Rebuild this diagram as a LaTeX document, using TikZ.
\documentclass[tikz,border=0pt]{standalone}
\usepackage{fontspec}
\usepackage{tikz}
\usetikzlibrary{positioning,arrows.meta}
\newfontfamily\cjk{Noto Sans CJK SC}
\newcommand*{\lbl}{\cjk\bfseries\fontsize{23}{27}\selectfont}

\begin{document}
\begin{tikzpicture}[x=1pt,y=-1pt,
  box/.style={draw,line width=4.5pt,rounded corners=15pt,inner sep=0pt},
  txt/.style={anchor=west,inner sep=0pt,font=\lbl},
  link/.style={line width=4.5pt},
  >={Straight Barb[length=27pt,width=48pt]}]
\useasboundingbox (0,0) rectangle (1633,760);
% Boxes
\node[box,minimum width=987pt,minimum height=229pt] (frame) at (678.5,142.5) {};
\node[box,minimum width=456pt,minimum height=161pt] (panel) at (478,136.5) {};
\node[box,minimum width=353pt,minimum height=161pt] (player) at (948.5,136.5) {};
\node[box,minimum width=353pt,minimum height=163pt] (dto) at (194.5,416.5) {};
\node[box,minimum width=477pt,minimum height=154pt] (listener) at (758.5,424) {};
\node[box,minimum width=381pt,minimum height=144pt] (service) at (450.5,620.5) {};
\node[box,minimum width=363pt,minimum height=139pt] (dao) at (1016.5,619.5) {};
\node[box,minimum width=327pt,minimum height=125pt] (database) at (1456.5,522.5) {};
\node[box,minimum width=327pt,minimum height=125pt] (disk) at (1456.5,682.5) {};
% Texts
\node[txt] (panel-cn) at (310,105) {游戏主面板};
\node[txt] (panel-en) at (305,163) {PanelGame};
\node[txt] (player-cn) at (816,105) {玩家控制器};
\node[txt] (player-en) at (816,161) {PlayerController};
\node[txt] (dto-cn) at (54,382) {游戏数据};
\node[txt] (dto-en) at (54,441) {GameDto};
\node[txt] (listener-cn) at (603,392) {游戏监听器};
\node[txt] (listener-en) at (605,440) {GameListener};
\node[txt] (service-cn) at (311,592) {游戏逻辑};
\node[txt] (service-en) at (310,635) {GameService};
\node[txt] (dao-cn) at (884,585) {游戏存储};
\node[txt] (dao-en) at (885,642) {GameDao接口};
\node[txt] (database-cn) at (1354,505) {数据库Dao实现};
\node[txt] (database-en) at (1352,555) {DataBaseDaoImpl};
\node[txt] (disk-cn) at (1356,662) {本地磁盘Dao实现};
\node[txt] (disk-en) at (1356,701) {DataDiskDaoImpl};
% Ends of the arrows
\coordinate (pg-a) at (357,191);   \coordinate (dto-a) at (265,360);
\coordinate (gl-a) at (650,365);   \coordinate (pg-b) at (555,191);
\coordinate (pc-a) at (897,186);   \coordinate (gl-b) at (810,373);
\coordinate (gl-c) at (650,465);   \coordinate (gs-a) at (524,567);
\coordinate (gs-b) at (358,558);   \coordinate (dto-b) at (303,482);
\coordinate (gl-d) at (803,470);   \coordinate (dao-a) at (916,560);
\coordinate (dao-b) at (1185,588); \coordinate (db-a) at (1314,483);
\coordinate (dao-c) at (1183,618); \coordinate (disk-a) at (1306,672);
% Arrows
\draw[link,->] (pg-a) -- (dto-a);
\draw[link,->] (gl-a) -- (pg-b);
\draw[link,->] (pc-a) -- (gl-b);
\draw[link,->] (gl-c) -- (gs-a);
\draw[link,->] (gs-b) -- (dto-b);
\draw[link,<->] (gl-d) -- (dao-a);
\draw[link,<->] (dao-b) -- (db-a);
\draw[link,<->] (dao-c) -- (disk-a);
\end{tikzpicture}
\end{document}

REQUIRED TASK:
All of the material must be reproduced exactly.

EXERCISE RESPONSE:
Rebuild this diagram as a LaTeX document, using TikZ.
\documentclass[tikz,border=0pt]{standalone}
\usepackage{fontspec}
\usepackage{tikz}
\usetikzlibrary{positioning,arrows.meta}
\newfontfamily\cjk{Noto Sans CJK SC}
\newcommand*{\lbl}{\cjk\bfseries\fontsize{23}{27}\selectfont}

\begin{document}
\begin{tikzpicture}[x=1pt,y=-1pt,
  box/.style={draw,line width=4.5pt,rounded corners=15pt,inner sep=0pt},
  txt/.style={anchor=west,inner sep=0pt,font=\lbl},
  link/.style={line width=4.5pt},
  >={Straight Barb[length=27pt,width=48pt]}]
\useasboundingbox (0,0) rectangle (1633,760);
% Boxes
\node[box,minimum width=987pt,minimum height=229pt] (frame) at (678.5,142.5) {};
\node[box,minimum width=456pt,minimum height=161pt] (panel) at (478,136.5) {};
\node[box,minimum width=353pt,minimum height=161pt] (player) at (948.5,136.5) {};
\node[box,minimum width=353pt,minimum height=163pt] (dto) at (194.5,416.5) {};
\node[box,minimum width=477pt,minimum height=154pt] (listener) at (758.5,424) {};
\node[box,minimum width=381pt,minimum height=144pt] (service) at (450.5,620.5) {};
\node[box,minimum width=363pt,minimum height=139pt] (dao) at (1016.5,619.5) {};
\node[box,minimum width=327pt,minimum height=125pt] (database) at (1456.5,522.5) {};
\node[box,minimum width=327pt,minimum height=125pt] (disk) at (1456.5,682.5) {};
% Texts
\node[txt] (panel-cn) at (310,105) {游戏主面板};
\node[txt] (panel-en) at (305,163) {PanelGame};
\node[txt] (player-cn) at (816,105) {玩家控制器};
\node[txt] (player-en) at (816,161) {PlayerController};
\node[txt] (dto-cn) at (54,382) {游戏数据};
\node[txt] (dto-en) at (54,441) {GameDto};
\node[txt] (listener-cn) at (603,392) {游戏监听器};
\node[txt] (listener-en) at (605,440) {GameListener};
\node[txt] (service-cn) at (311,592) {游戏逻辑};
\node[txt] (service-en) at (310,635) {GameService};
\node[txt] (dao-cn) at (884,585) {游戏存储};
\node[txt] (dao-en) at (885,642) {GameDao接口};
\node[txt] (database-cn) at (1354,505) {数据库Dao实现};
\node[txt] (database-en) at (1352,555) {DataBaseDaoImpl};
\node[txt] (disk-cn) at (1356,662) {本地磁盘Dao实现};
\node[txt] (disk-en) at (1356,701) {DataDiskDaoImpl};
% Ends of the arrows
\coordinate (pg-a) at (357,191);   \coordinate (dto-a) at (265,360);
\coordinate (gl-a) at (650,365);   \coordinate (pg-b) at (555,191);
\coordinate (pc-a) at (897,186);   \coordinate (gl-b) at (810,373);
\coordinate (gl-c) at (650,465);   \coordinate (gs-a) at (524,567);
\coordinate (gs-b) at (358,558);   \coordinate (dto-b) at (303,482);
\coordinate (gl-d) at (803,470);   \coordinate (dao-a) at (916,560);
\coordinate (dao-b) at (1185,588); \coordinate (db-a) at (1314,483);
\coordinate (dao-c) at (1183,618); \coordinate (disk-a) at (1306,672);
% Arrows
\draw[link,->] (pg-a) -- (dto-a);
\draw[link,->] (gl-a) -- (pg-b);
\draw[link,->] (pc-a) -- (gl-b);
\draw[link,->] (gl-c) -- (gs-a);
\draw[link,->] (gs-b) -- (dto-b);
\draw[link,<->] (gl-d) -- (dao-a);
\draw[link,<->] (dao-b) -- (db-a);
\draw[link,<->] (dao-c) -- (disk-a);
\end{tikzpicture}
\end{document}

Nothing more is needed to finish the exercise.